## anonymous one year ago Fan and medal HELP PLEASE !! When a ball is thrown, the path it travels is a parabola. Suppose a baseball is thrown from ground level, reaches a maximum height of 50 feet, and hits the ground 200 feet from where it was thrown. Assuming this situation could be modeled on a coordinate plane with the focus of the parabola at the origin, find the equation of the parabolic path of the ball.
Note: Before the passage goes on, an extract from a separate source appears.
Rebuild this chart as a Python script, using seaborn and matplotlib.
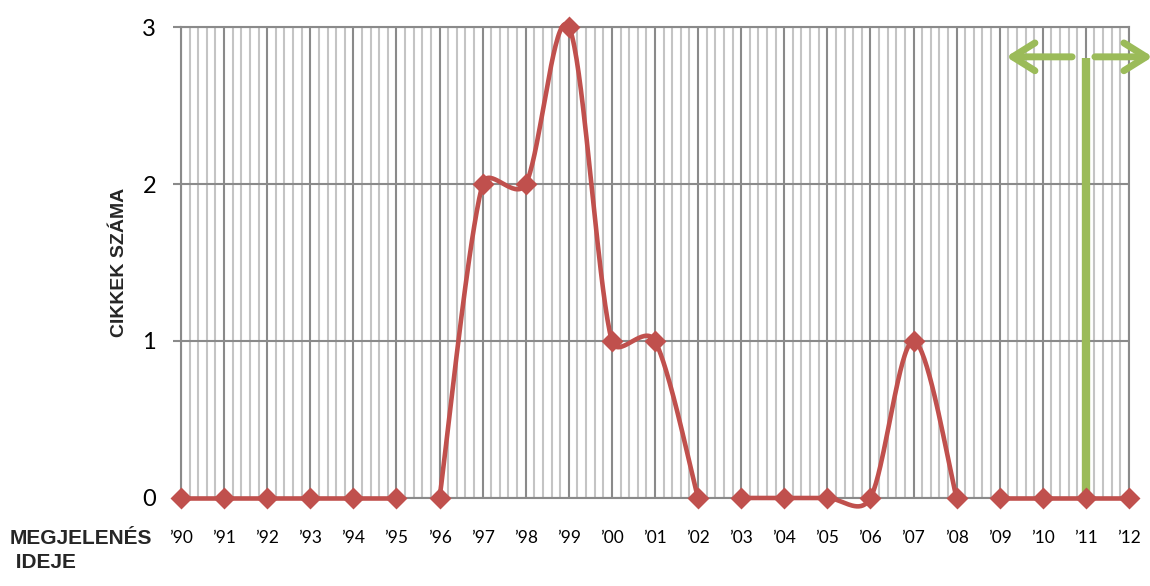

Assume the focus is on ground level. ?

1. anonymous

|dw:1442354060646:dw|

2. anonymous

can you explain how I can find the equation, this confused me a lot :(

3. anonymous

Hmm... let's try drawing it on a coordinate plane. |dw:1442354849953:dw|

4. anonymous

So you're given: $\sf \text{focus}~=~(0,0) \\ \text{vertex}~=~ (0,50) = (h,k) \\ p = 50 : (\text{distance between the vertex and the focus, or focus and directrix})$$4p(y-k)=(x-h)^2$

5. anonymous

Are you able to solve this now?

6. anonymous

Oh, sorry, meant to say that: p is the distance from focus to vertex, or VERTEX to directrix. These two relations make the directrix equidistant from the vertex, and the vertex equidistant from the focus.

7. anonymous

okay thank you I understand now :)

8. anonymous

Wonderful!